◆ **Set task**
Would you transcribe the listing that follows, character for character, and omit its images?
+++
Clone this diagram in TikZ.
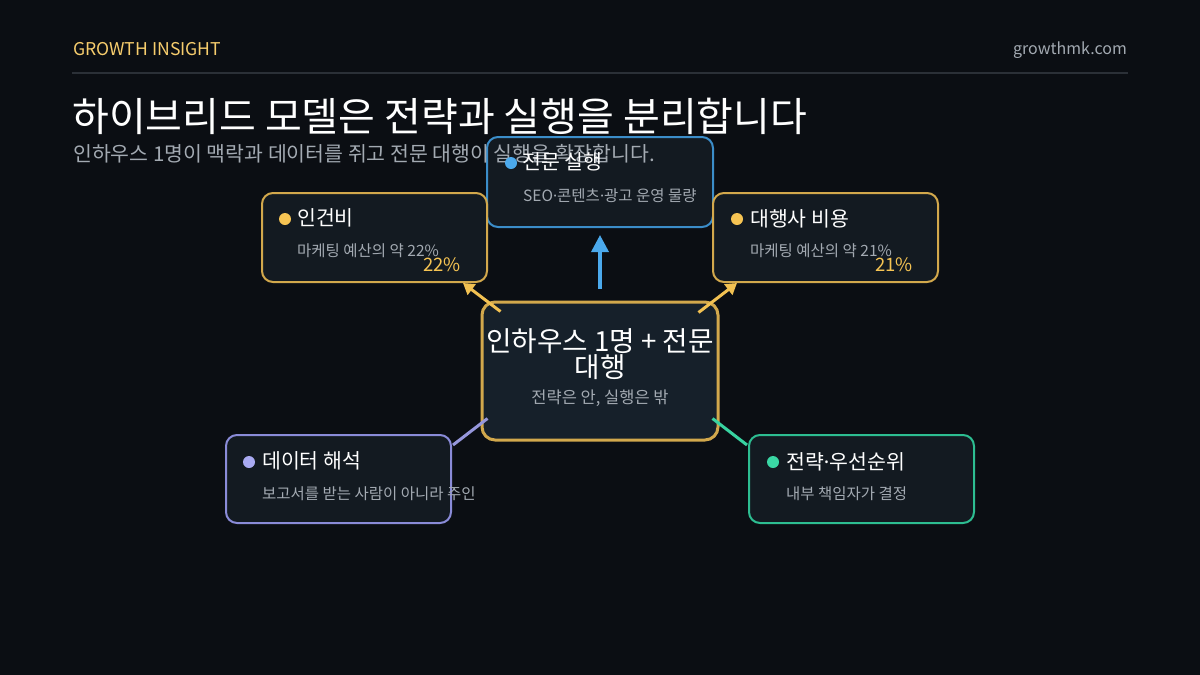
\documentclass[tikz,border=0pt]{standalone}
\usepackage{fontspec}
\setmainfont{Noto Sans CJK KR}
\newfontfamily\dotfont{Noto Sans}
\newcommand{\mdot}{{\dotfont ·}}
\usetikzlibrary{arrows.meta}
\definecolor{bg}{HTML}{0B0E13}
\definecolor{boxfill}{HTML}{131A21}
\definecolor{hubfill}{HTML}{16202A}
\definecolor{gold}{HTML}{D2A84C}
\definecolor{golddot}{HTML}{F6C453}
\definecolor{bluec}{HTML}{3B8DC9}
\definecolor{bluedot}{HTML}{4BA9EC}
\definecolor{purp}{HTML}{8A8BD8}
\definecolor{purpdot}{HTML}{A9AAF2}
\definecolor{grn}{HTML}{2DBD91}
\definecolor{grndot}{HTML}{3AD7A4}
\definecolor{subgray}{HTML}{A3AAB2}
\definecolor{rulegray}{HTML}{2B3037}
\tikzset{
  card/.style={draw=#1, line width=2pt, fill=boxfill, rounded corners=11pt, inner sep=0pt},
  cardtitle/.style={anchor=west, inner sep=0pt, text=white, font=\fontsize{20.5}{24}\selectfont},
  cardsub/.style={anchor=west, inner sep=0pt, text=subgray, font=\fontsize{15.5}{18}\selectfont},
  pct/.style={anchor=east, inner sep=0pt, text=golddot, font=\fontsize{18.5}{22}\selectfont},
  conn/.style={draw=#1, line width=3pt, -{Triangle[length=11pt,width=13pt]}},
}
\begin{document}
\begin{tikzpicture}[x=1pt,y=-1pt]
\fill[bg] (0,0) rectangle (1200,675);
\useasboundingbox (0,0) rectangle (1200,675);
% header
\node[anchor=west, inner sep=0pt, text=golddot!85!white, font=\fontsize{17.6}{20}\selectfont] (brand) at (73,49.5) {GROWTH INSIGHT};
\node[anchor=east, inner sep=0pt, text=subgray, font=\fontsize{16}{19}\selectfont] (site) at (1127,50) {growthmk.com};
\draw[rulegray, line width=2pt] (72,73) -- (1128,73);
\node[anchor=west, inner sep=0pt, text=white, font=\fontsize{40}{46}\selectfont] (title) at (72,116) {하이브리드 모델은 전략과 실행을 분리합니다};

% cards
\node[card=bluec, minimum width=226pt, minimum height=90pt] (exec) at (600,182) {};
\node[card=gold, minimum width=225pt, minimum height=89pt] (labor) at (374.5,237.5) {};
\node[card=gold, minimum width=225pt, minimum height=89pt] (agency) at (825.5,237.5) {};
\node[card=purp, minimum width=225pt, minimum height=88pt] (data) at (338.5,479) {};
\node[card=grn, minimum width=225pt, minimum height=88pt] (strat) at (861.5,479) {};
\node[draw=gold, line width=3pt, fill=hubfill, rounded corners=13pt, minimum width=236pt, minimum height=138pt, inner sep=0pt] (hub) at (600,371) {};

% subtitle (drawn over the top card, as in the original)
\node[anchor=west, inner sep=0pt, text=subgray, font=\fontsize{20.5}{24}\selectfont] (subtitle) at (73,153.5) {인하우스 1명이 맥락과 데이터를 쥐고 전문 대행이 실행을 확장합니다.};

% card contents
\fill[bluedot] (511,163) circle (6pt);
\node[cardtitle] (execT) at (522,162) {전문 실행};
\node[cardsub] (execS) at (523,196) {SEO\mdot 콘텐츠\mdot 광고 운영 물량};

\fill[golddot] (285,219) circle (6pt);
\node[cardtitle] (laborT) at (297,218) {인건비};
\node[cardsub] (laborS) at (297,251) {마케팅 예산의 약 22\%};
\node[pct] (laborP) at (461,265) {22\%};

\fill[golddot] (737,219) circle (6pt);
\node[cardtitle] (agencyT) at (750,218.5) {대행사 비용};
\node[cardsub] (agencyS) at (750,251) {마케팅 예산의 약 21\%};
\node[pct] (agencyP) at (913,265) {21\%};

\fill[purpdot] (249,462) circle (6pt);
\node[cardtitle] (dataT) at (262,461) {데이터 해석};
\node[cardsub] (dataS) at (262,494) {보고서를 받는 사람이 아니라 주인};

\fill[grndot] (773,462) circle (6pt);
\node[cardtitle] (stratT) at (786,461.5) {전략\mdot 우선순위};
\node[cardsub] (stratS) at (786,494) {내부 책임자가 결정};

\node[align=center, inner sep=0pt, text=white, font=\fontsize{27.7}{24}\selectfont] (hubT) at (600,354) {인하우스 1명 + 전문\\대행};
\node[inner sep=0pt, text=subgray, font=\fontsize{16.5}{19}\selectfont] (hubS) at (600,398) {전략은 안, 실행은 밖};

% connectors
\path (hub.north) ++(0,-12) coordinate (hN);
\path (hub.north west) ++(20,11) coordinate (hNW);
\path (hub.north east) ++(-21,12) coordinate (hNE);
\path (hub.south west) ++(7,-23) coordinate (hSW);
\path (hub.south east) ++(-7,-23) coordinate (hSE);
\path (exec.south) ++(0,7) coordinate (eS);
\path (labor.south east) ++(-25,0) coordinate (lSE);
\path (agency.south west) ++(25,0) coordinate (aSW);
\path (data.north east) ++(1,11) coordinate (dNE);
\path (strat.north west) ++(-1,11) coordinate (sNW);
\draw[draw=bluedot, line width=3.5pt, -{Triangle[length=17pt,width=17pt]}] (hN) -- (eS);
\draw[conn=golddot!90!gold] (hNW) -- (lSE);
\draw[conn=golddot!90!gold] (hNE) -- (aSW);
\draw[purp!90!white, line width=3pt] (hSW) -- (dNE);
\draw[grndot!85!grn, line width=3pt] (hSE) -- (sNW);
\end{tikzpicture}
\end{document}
+++
◆ **Result for this exercise**
Clone this diagram in TikZ.
\documentclass[tikz,border=0pt]{standalone}
\usepackage{fontspec}
\setmainfont{Noto Sans CJK KR}
\newfontfamily\dotfont{Noto Sans}
\newcommand{\mdot}{{\dotfont ·}}
\usetikzlibrary{arrows.meta}
\definecolor{bg}{HTML}{0B0E13}
\definecolor{boxfill}{HTML}{131A21}
\definecolor{hubfill}{HTML}{16202A}
\definecolor{gold}{HTML}{D2A84C}
\definecolor{golddot}{HTML}{F6C453}
\definecolor{bluec}{HTML}{3B8DC9}
\definecolor{bluedot}{HTML}{4BA9EC}
\definecolor{purp}{HTML}{8A8BD8}
\definecolor{purpdot}{HTML}{A9AAF2}
\definecolor{grn}{HTML}{2DBD91}
\definecolor{grndot}{HTML}{3AD7A4}
\definecolor{subgray}{HTML}{A3AAB2}
\definecolor{rulegray}{HTML}{2B3037}
\tikzset{
  card/.style={draw=#1, line width=2pt, fill=boxfill, rounded corners=11pt, inner sep=0pt},
  cardtitle/.style={anchor=west, inner sep=0pt, text=white, font=\fontsize{20.5}{24}\selectfont},
  cardsub/.style={anchor=west, inner sep=0pt, text=subgray, font=\fontsize{15.5}{18}\selectfont},
  pct/.style={anchor=east, inner sep=0pt, text=golddot, font=\fontsize{18.5}{22}\selectfont},
  conn/.style={draw=#1, line width=3pt, -{Triangle[length=11pt,width=13pt]}},
}
\begin{document}
\begin{tikzpicture}[x=1pt,y=-1pt]
\fill[bg] (0,0) rectangle (1200,675);
\useasboundingbox (0,0) rectangle (1200,675);
% header
\node[anchor=west, inner sep=0pt, text=golddot!85!white, font=\fontsize{17.6}{20}\selectfont] (brand) at (73,49.5) {GROWTH INSIGHT};
\node[anchor=east, inner sep=0pt, text=subgray, font=\fontsize{16}{19}\selectfont] (site) at (1127,50) {growthmk.com};
\draw[rulegray, line width=2pt] (72,73) -- (1128,73);
\node[anchor=west, inner sep=0pt, text=white, font=\fontsize{40}{46}\selectfont] (title) at (72,116) {하이브리드 모델은 전략과 실행을 분리합니다};

% cards
\node[card=bluec, minimum width=226pt, minimum height=90pt] (exec) at (600,182) {};
\node[card=gold, minimum width=225pt, minimum height=89pt] (labor) at (374.5,237.5) {};
\node[card=gold, minimum width=225pt, minimum height=89pt] (agency) at (825.5,237.5) {};
\node[card=purp, minimum width=225pt, minimum height=88pt] (data) at (338.5,479) {};
\node[card=grn, minimum width=225pt, minimum height=88pt] (strat) at (861.5,479) {};
\node[draw=gold, line width=3pt, fill=hubfill, rounded corners=13pt, minimum width=236pt, minimum height=138pt, inner sep=0pt] (hub) at (600,371) {};

% subtitle (drawn over the top card, as in the original)
\node[anchor=west, inner sep=0pt, text=subgray, font=\fontsize{20.5}{24}\selectfont] (subtitle) at (73,153.5) {인하우스 1명이 맥락과 데이터를 쥐고 전문 대행이 실행을 확장합니다.};

% card contents
\fill[bluedot] (511,163) circle (6pt);
\node[cardtitle] (execT) at (522,162) {전문 실행};
\node[cardsub] (execS) at (523,196) {SEO\mdot 콘텐츠\mdot 광고 운영 물량};

\fill[golddot] (285,219) circle (6pt);
\node[cardtitle] (laborT) at (297,218) {인건비};
\node[cardsub] (laborS) at (297,251) {마케팅 예산의 약 22\%};
\node[pct] (laborP) at (461,265) {22\%};

\fill[golddot] (737,219) circle (6pt);
\node[cardtitle] (agencyT) at (750,218.5) {대행사 비용};
\node[cardsub] (agencyS) at (750,251) {마케팅 예산의 약 21\%};
\node[pct] (agencyP) at (913,265) {21\%};

\fill[purpdot] (249,462) circle (6pt);
\node[cardtitle] (dataT) at (262,461) {데이터 해석};
\node[cardsub] (dataS) at (262,494) {보고서를 받는 사람이 아니라 주인};

\fill[grndot] (773,462) circle (6pt);
\node[cardtitle] (stratT) at (786,461.5) {전략\mdot 우선순위};
\node[cardsub] (stratS) at (786,494) {내부 책임자가 결정};

\node[align=center, inner sep=0pt, text=white, font=\fontsize{27.7}{24}\selectfont] (hubT) at (600,354) {인하우스 1명 + 전문\\대행};
\node[inner sep=0pt, text=subgray, font=\fontsize{16.5}{19}\selectfont] (hubS) at (600,398) {전략은 안, 실행은 밖};

% connectors
\path (hub.north) ++(0,-12) coordinate (hN);
\path (hub.north west) ++(20,11) coordinate (hNW);
\path (hub.north east) ++(-21,12) coordinate (hNE);
\path (hub.south west) ++(7,-23) coordinate (hSW);
\path (hub.south east) ++(-7,-23) coordinate (hSE);
\path (exec.south) ++(0,7) coordinate (eS);
\path (labor.south east) ++(-25,0) coordinate (lSE);
\path (agency.south west) ++(25,0) coordinate (aSW);
\path (data.north east) ++(1,11) coordinate (dNE);
\path (strat.north west) ++(-1,11) coordinate (sNW);
\draw[draw=bluedot, line width=3.5pt, -{Triangle[length=17pt,width=17pt]}] (hN) -- (eS);
\draw[conn=golddot!90!gold] (hNW) -- (lSE);
\draw[conn=golddot!90!gold] (hNE) -- (aSW);
\draw[purp!90!white, line width=3pt] (hSW) -- (dNE);
\draw[grndot!85!grn, line width=3pt] (hSE) -- (sNW);
\end{tikzpicture}
\end{document}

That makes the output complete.